## Job
Using the listing below, select the lines with the word "this" and copy them.
--- Provided records ---
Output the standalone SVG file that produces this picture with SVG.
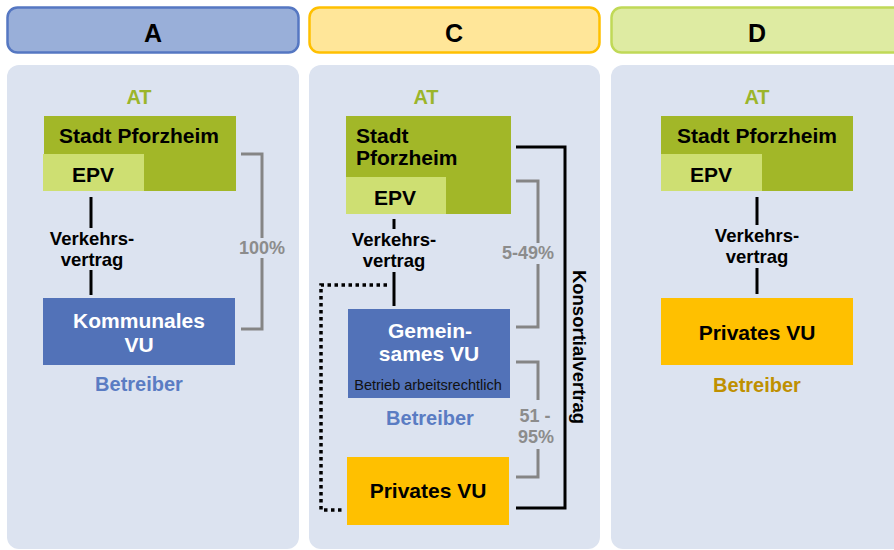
<svg xmlns="http://www.w3.org/2000/svg" width="894" height="550" viewBox="0 0 894 550">
<style>
text{font-family:"Liberation Sans",Arial,sans-serif;font-weight:bold;text-anchor:middle}
.hdr{font-size:25px;fill:#000}
.panel{fill:#DCE3F0}
.at{font-size:20px;fill:#9BB52A}
.city{fill:#A2B728}
.epv{fill:#CEDF72}
.lbl{font-size:21px;fill:#000}
.small{font-size:18.5px;fill:#000}
.wt{font-size:21px;fill:#fff}
.blue{fill:#5272B8}
.orange{fill:#FFC000}
.bt{font-size:20px;fill:#5A7CC3}
.pct{font-size:18px;fill:#8C8C8C}
.gl{fill:none;stroke:#858585;stroke-width:3}
.bl{fill:none;stroke:#000;stroke-width:3}
.dot{fill:none;stroke:#000;stroke-width:3.5;stroke-dasharray:3.5 3.5}
</style>
<rect width="894" height="550" fill="#fff"/>
<g id="headers">
<g id="hA"><rect x="7.5" y="7.5" width="291" height="45" rx="10" fill="#99AFD9" stroke="#5577C2" stroke-width="2.5"/><text class="hdr" x="153" y="42">A</text></g>
<g id="hC"><rect x="309.5" y="7.5" width="290" height="45" rx="10" fill="#FFE699" stroke="#FFC000" stroke-width="2.5"/><text class="hdr" x="454" y="42">C</text></g>
<g id="hD"><rect x="611.5" y="7.5" width="300" height="45" rx="10" fill="#DEEBA2" stroke="#C0D957" stroke-width="2.5"/><text class="hdr" x="757" y="42">D</text></g>
</g>
<g id="panels">
<rect class="panel" x="7" y="65" width="292" height="484" rx="12"/>
<rect class="panel" x="309" y="65" width="291" height="484" rx="12"/>
<rect class="panel" x="611" y="65" width="300" height="484" rx="12"/>
</g>
<g id="connectors">
<line class="bl" x1="91" y1="197" x2="91" y2="228"/>
<line class="bl" x1="91" y1="270" x2="91" y2="295"/>
<path class="gl" d="M241 154H262V238M262 258V329H241"/>
<line class="bl" x1="394" y1="219" x2="394" y2="229"/>
<line class="bl" x1="394" y1="272" x2="394" y2="306"/>
<path class="dot" d="M387 285H321V510H343"/>
<path class="gl" d="M516 181H538V243M538 264V327H516"/>
<path class="gl" d="M516 362H538V400M538 449V477H516"/>
<path class="bl" d="M516 147H565V508H516"/>
<line class="bl" x1="757" y1="197" x2="757" y2="225"/>
<line class="bl" x1="757" y1="268" x2="757" y2="294"/>
</g>
<g id="A">
<text class="at" x="139" y="104">AT</text>
<g id="A-stadt"><rect class="city" x="44" y="116" width="192" height="75"/><text class="lbl" x="139" y="143">Stadt Pforzheim</text></g>
<g id="A-epv"><rect class="epv" x="43" y="154" width="101" height="37"/><text class="lbl" x="93" y="182">EPV</text></g>
<g id="A-vv"><text class="small" x="92" y="245">Verkehrs-</text><text class="small" x="92" y="266">vertrag</text></g>
<g id="A-vu"><rect class="blue" x="43" y="298" width="192" height="67"/><text class="wt" x="139" y="328">Kommunales</text><text class="wt" x="139" y="352">VU</text></g>
<text class="bt" x="139" y="391">Betreiber</text>
<text class="pct" x="262" y="254">100%</text>
</g>
<g id="C">
<text class="at" x="426" y="104">AT</text>
<g id="C-stadt"><rect class="city" x="346" y="116" width="165" height="98"/><text class="lbl" x="356" y="143" style="text-anchor:start">Stadt</text><text class="lbl" x="356" y="165" style="text-anchor:start">Pforzheim</text></g>
<g id="C-epv"><rect class="epv" x="346" y="177" width="100" height="37"/><text class="lbl" x="395" y="205">EPV</text></g>
<g id="C-vv"><text class="small" x="394" y="246">Verkehrs-</text><text class="small" x="394" y="267">vertrag</text></g>
<g id="C-gvu"><rect class="blue" x="348" y="309" width="162" height="89"/><text class="wt" x="430" y="338">Gemein-</text><text class="wt" x="429" y="361">sames VU</text><text x="428" y="390" style="font-size:14.5px;font-weight:normal;fill:#111">Betrieb arbeitsrechtlich</text></g>
<text class="bt" x="430" y="425">Betreiber</text>
<text class="pct" x="528" y="259">5-49%</text>
<text class="pct" x="535" y="422">51 -</text>
<text class="pct" x="536" y="443">95%</text>
<text class="small" transform="translate(573,347) rotate(90)">Konsortialvertrag</text>
<g id="C-pvu"><rect class="orange" x="347" y="457" width="162" height="68"/><text class="lbl" x="428" y="498">Privates VU</text></g>
</g>
<g id="D">
<text class="at" x="757" y="104">AT</text>
<g id="D-stadt"><rect class="city" x="661" y="116" width="192" height="75"/><text class="lbl" x="757" y="143">Stadt Pforzheim</text></g>
<g id="D-epv"><rect class="epv" x="661" y="154" width="101" height="37"/><text class="lbl" x="711" y="182">EPV</text></g>
<g id="D-vv"><text class="small" x="757" y="242">Verkehrs-</text><text class="small" x="757" y="263">vertrag</text></g>
<g id="D-pvu"><rect class="orange" x="661" y="298" width="192" height="67"/><text class="lbl" x="757" y="340">Privates VU</text></g>
<text class="bt" x="757" y="392" style="fill:#BF9000">Betreiber</text>
</g>
</svg>
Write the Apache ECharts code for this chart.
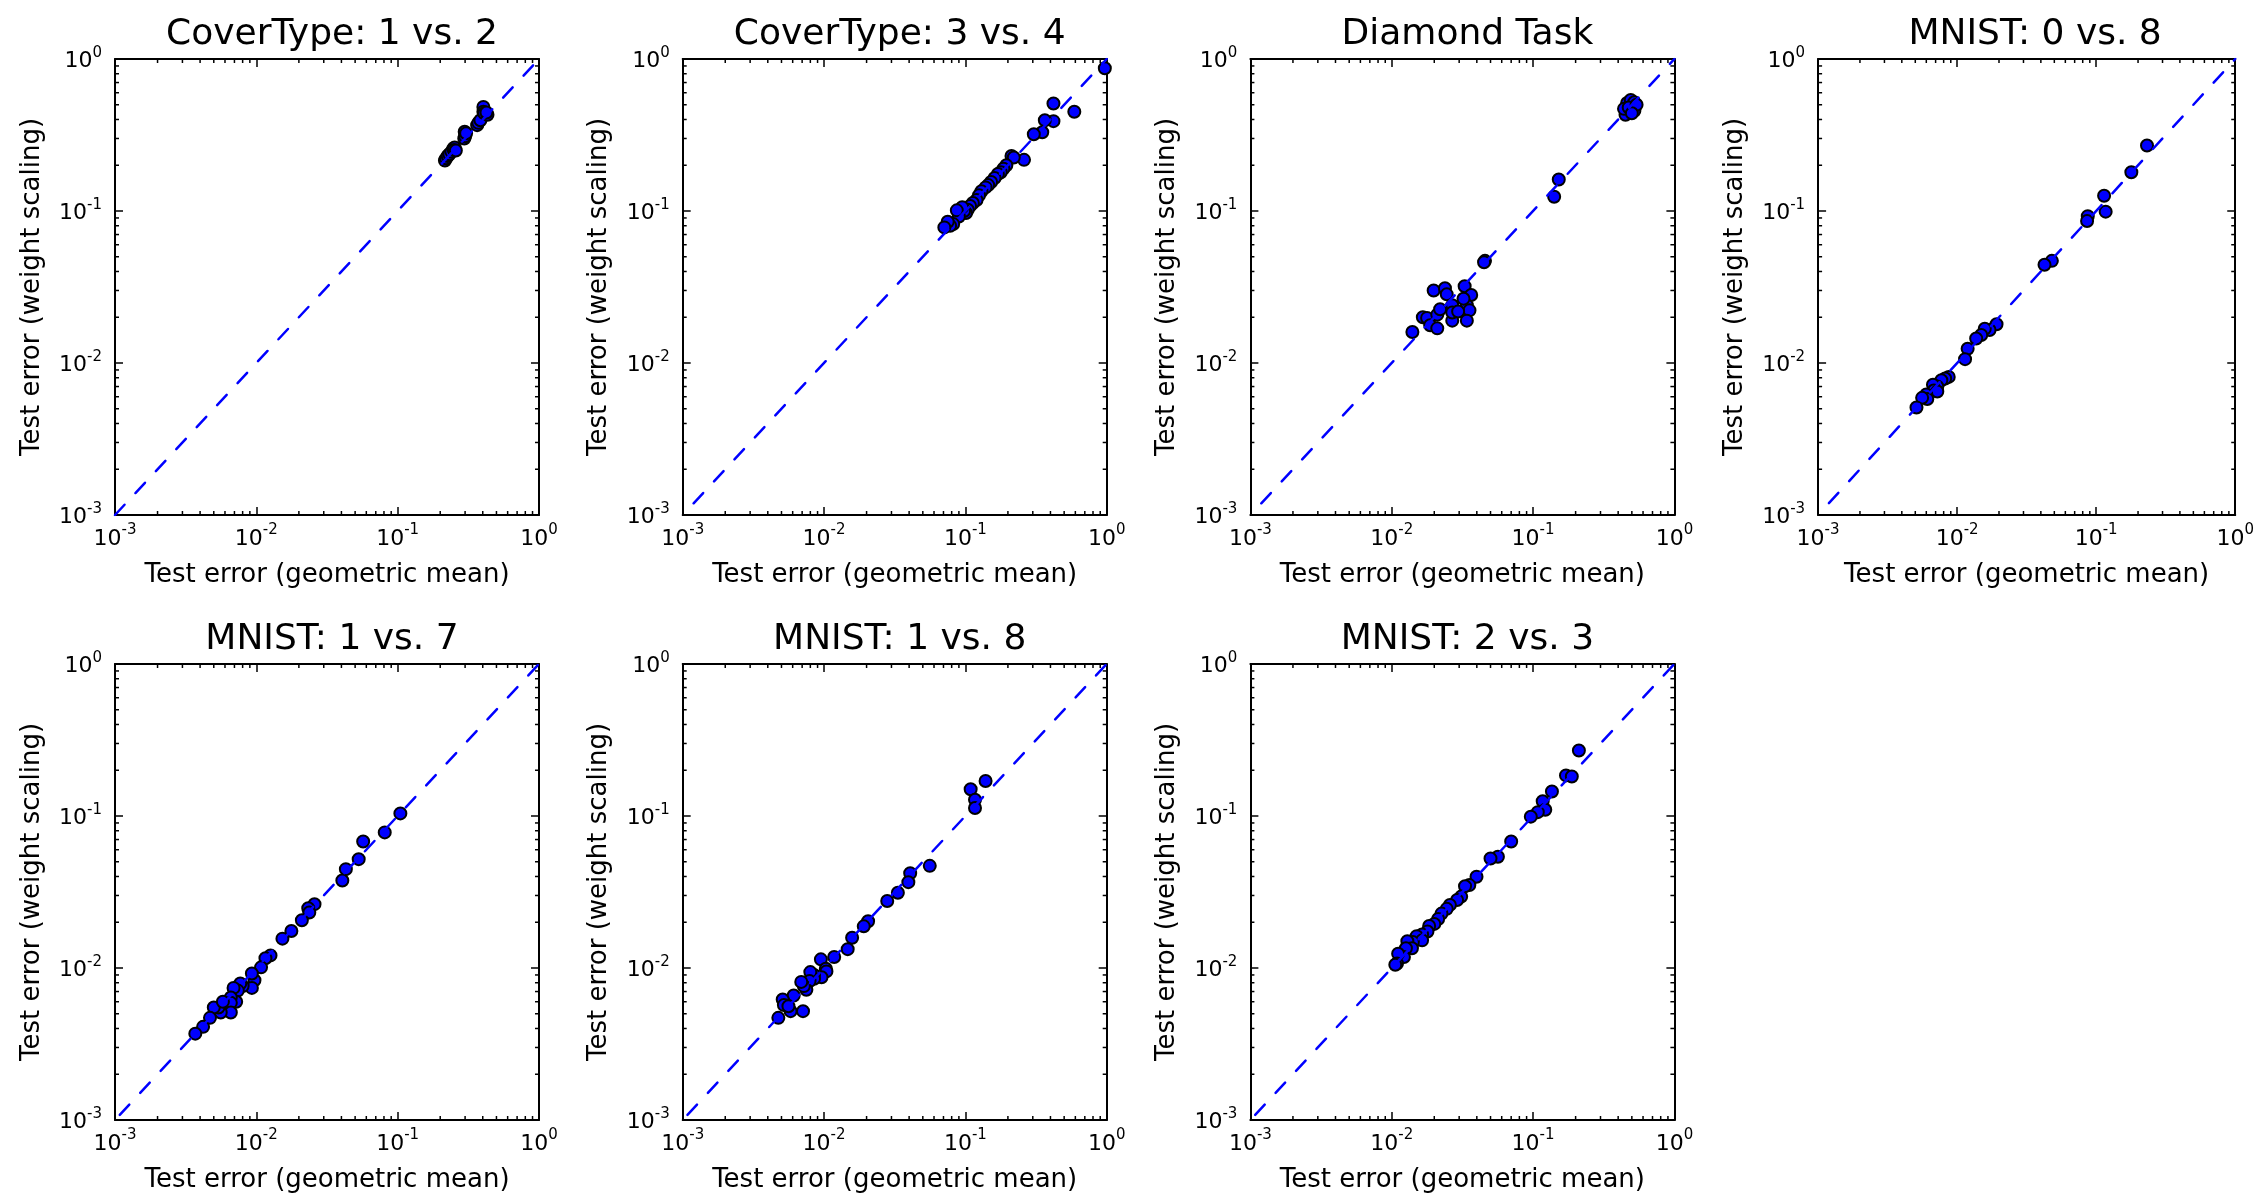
<!DOCTYPE html>
<html>
<head>
<meta charset="utf-8">
<script src="https://cdn.jsdelivr.net/npm/echarts@6/dist/echarts.min.js"></script>
<style>
  html, body { margin: 0; padding: 0; background: #fff; }
  #chart { width: 2257px; height: 1197px; }
</style>
</head>
<body>
<div id="chart"></div>
<script>
// panel titles
const titles = ['CoverType: 1 vs. 2', 'CoverType: 3 vs. 4', 'Diamond Task', 'MNIST: 0 vs. 8',
  'MNIST: 1 vs. 7', 'MNIST: 1 vs. 8', 'MNIST: 2 vs. 3']

// decade ticks shared by every axis
const decadeTicks = [0.001, 0.01, 0.1, 1]
const minorMults = [2, 3, 4, 5, 6, 7, 8, 9]

// [geometric mean, weight scaling] test errors
const coverType12 = [
  [0.216, 0.215], [0.220, 0.222], [0.226, 0.230], [0.232, 0.236], [0.240, 0.245], [0.248, 0.258],
  [0.253, 0.262], [0.250, 0.252], [0.258, 0.250], [0.296, 0.300], [0.300, 0.310], [0.298, 0.332],
  [0.305, 0.325], [0.365, 0.367], [0.372, 0.380], [0.385, 0.395], [0.404, 0.484], [0.404, 0.450],
  [0.410, 0.440], [0.432, 0.430], [0.425, 0.445]
]
const coverType34 = [
  [0.97, 0.87], [0.59, 0.45], [0.42, 0.51], [0.42, 0.39], [0.365, 0.395], [0.35, 0.33], [0.305, 0.32],
  [0.26, 0.217], [0.212, 0.23], [0.22, 0.225], [0.195, 0.2], [0.186, 0.19], [0.178, 0.18], [0.17, 0.175],
  [0.161, 0.165], [0.152, 0.155], [0.145, 0.148], [0.139, 0.143], [0.13, 0.135], [0.125, 0.127],
  [0.12, 0.118], [0.113, 0.113], [0.108, 0.108], [0.104, 0.102], [0.101, 0.097], [0.098, 0.1],
  [0.095, 0.106], [0.09, 0.092], [0.087, 0.101], [0.082, 0.082], [0.078, 0.08], [0.075, 0.085],
  [0.071, 0.078]
]
const diamond = [
  [0.463, 0.513], [0.491, 0.537], [0.52, 0.52], [0.451, 0.43], [0.521, 0.456], [0.44, 0.47],
  [0.475, 0.48], [0.54, 0.5], [0.5, 0.44], [0.152, 0.161], [0.141, 0.124], [0.0457, 0.047],
  [0.045, 0.046], [0.014, 0.016], [0.0166, 0.02], [0.0178, 0.0198], [0.0187, 0.0177], [0.021, 0.0169],
  [0.0198, 0.03], [0.0238, 0.031], [0.0245, 0.0283], [0.021, 0.0208], [0.022, 0.0226], [0.0268, 0.024],
  [0.0268, 0.019], [0.0268, 0.0215], [0.0328, 0.032], [0.0365, 0.028], [0.034, 0.024], [0.0355, 0.0222],
  [0.034, 0.019], [0.0322, 0.0265], [0.0295, 0.0218]
]
const mnist08 = [
  [0.232, 0.27], [0.179, 0.18], [0.114, 0.126], [0.117, 0.099], [0.087, 0.0925], [0.086, 0.086],
  [0.048, 0.047], [0.0425, 0.0443], [0.0192, 0.018], [0.0171, 0.0165], [0.0158, 0.0168], [0.0149, 0.0153],
  [0.0137, 0.0145], [0.0119, 0.0124], [0.0114, 0.0106], [0.0087, 0.0081], [0.0082, 0.0079],
  [0.0077, 0.0077], [0.0072, 0.007], [0.0067, 0.0072], [0.0068, 0.0066], [0.0072, 0.0065],
  [0.006, 0.0062], [0.0061, 0.0058], [0.0056, 0.0059], [0.0051, 0.0051]
]
const mnist17 = [
  [0.1045, 0.104], [0.081, 0.078], [0.057, 0.068], [0.053, 0.052], [0.043, 0.0447], [0.0406, 0.0376],
  [0.0258, 0.0263], [0.0233, 0.0247], [0.0237, 0.0232], [0.021, 0.0206], [0.0177, 0.0175],
  [0.0153, 0.0156], [0.0126, 0.0121], [0.0116, 0.0116], [0.0108, 0.0101], [0.0097, 0.0083],
  [0.0093, 0.0092], [0.0093, 0.0074], [0.008, 0.0076], [0.0077, 0.0079], [0.0074, 0.0071],
  [0.0069, 0.0074], [0.0072, 0.006], [0.0066, 0.0064], [0.0066, 0.0059], [0.0066, 0.0051],
  [0.0056, 0.0051], [0.0054, 0.0055], [0.005, 0.0055], [0.0058, 0.006], [0.0047, 0.0047],
  [0.0042, 0.0041], [0.0037, 0.0037]
]
const mnist18 = [
  [0.139, 0.17], [0.109, 0.15], [0.117, 0.128], [0.117, 0.113], [0.056, 0.047], [0.0407, 0.042],
  [0.0395, 0.0367], [0.0333, 0.0313], [0.028, 0.0276], [0.0205, 0.0203], [0.0191, 0.0188],
  [0.0158, 0.0158], [0.0147, 0.0133], [0.0118, 0.0118], [0.0095, 0.0114], [0.0103, 0.0099],
  [0.0104, 0.0095], [0.0096, 0.0087], [0.0085, 0.009], [0.0085, 0.0085], [0.008, 0.0094],
  [0.0079, 0.0082], [0.0075, 0.0072], [0.0072, 0.0076], [0.0069, 0.0081], [0.0071, 0.0052],
  [0.0061, 0.0066], [0.0058, 0.0052], [0.0051, 0.0062], [0.0052, 0.0057], [0.0056, 0.0056],
  [0.00475, 0.0047]
]
const mnist23 = [
  [0.211, 0.27], [0.171, 0.185], [0.188, 0.182], [0.136, 0.145], [0.117, 0.125], [0.122, 0.11],
  [0.108, 0.106], [0.0964, 0.099], [0.07, 0.068], [0.0564, 0.054], [0.05, 0.0525], [0.0398, 0.0398],
  [0.0354, 0.0351], [0.033, 0.0345], [0.031, 0.0295], [0.029, 0.028], [0.0258, 0.026], [0.0245, 0.0245],
  [0.0225, 0.0228], [0.0213, 0.021], [0.02, 0.0195], [0.0184, 0.0189], [0.0179, 0.0174],
  [0.0164, 0.0166], [0.015, 0.0162], [0.0164, 0.0152], [0.0141, 0.0148], [0.0129, 0.015],
  [0.0139, 0.0135], [0.0126, 0.0135], [0.0122, 0.0118], [0.0111, 0.0124], [0.0109, 0.0107],
  [0.0106, 0.0105]
]

const panels = [coverType12, coverType34, diamond, mnist08, mnist17, mnist18, mnist23]

// layout / style
const FONT = 'DejaVu Sans'
const dashOffsets = [0, 14, 14, 14, 23, 23, 23]
const boxW = 424
const boxH = 456
const colStep = 567.7

const minorTicks = []
decadeTicks.slice(0, 3).forEach(d => minorMults.forEach(m => minorTicks.push(m * d)))

function logLabel(v) {
  const e = Math.round(Math.log10(v))
  return '{b|10}{s|' + e + '}'
}
const labelRich = {
  b: { fontFamily: FONT, fontSize: 22, color: '#000', lineHeight: 27, verticalAlign: 'bottom' },
  s: { fontFamily: FONT, fontSize: 15, color: '#000', lineHeight: 16, verticalAlign: 'top' }
}

function makeAxis(gridIndex, position, withLabels, name, nameGap) {
  return {
    type: 'log',
    logBase: 10,
    min: decadeTicks[0],
    max: decadeTicks[decadeTicks.length - 1],
    gridIndex: gridIndex,
    position: position,
    name: withLabels ? name : '',
    nameLocation: 'middle',
    nameGap: nameGap,
    nameTextStyle: { fontFamily: FONT, fontSize: 26, color: '#000' },
    axisLine: { show: true, lineStyle: { color: '#000', width: 2 }},
    axisTick: { show: true, inside: true, length: 8, lineStyle: { color: '#000', width: 1.5 }},
    minorTick: { show: false },
    splitLine: { show: false },
    axisLabel: {
      show: withLabels,
      margin: position === 'bottom' ? 8 : 13,
      formatter: logLabel,
      rich: labelRich
    }
  }
}

function minorTickItem(params, api) {
  const v = api.value(0)
  const lo = decadeTicks[0]
  const hi = decadeTicks[decadeTicks.length - 1]
  const b = api.coord([v, lo])
  const t = api.coord([v, hi])
  const l = api.coord([lo, v])
  const r = api.coord([hi, v])
  const style = { stroke: '#000', lineWidth: 1.5 }
  const L = 4
  return {
    type: 'group',
    children: [
      { type: 'line', shape: { x1: b[0], y1: b[1], x2: b[0], y2: b[1] - L }, style: style },
      { type: 'line', shape: { x1: t[0], y1: t[1], x2: t[0], y2: t[1] + L }, style: style },
      { type: 'line', shape: { x1: l[0], y1: l[1], x2: l[0] + L, y2: l[1] }, style: style },
      { type: 'line', shape: { x1: r[0], y1: r[1], x2: r[0] - L, y2: r[1] }, style: style }
    ]
  }
}

const grid = []
const title = []
const xAxis = []
const yAxis = []
const series = []

panels.forEach((pts, i) => {
  const row = Math.floor(i / 4)
  const col = i % 4
  const left = 115 + col * colStep
  const top = row === 0 ? 59 : 664
  grid.push({ left: left, top: top, width: boxW, height: boxH, containLabel: false })
  title.push({
    text: titles[i],
    left: left + boxW / 2,
    top: top - 47,
    textAlign: 'center',
    textStyle: { fontFamily: FONT, fontSize: 36, fontWeight: 'normal', color: '#000' }
  })
  xAxis.push(makeAxis(i, 'bottom', true, 'Test error (geometric mean)', 47))
  xAxis.push(makeAxis(i, 'top', false, '', 0))
  yAxis.push(makeAxis(i, 'left', true, 'Test error (weight scaling)', 70))
  yAxis.push(makeAxis(i, 'right', false, '', 0))

  series.push({
    type: 'custom',
    xAxisIndex: i * 2,
    yAxisIndex: i * 2,
    silent: true,
    z: 1,
    data: minorTicks.map(v => [v, v]),
    renderItem: minorTickItem
  })
  series.push({
    type: 'scatter',
    xAxisIndex: i * 2,
    yAxisIndex: i * 2,
    symbol: 'circle',
    symbolSize: 12,
    z: 2,
    itemStyle: { color: '#0000ff', borderColor: '#000', borderWidth: 2, opacity: 1 },
    data: pts
  })
  series.push({
    type: 'line',
    xAxisIndex: i * 2,
    yAxisIndex: i * 2,
    symbol: 'none',
    z: 3,
    silent: true,
    lineStyle: { color: '#0000ff', width: 2.5, type: [14, 16], dashOffset: dashOffsets[i], cap: 'round' },
    data: [[decadeTicks[0], decadeTicks[0]], [decadeTicks[3], decadeTicks[3]]]
  })
})

const chart = echarts.init(document.getElementById('chart'))
chart.setOption({
  animation: false,
  backgroundColor: '#fff',
  title: title,
  grid: grid,
  xAxis: xAxis,
  yAxis: yAxis,
  series: series
})
</script>
</body>
</html>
---
## Full answer
Output the standalone SVG file that produces this picture with SVG.
Write the Apache ECharts code for this chart.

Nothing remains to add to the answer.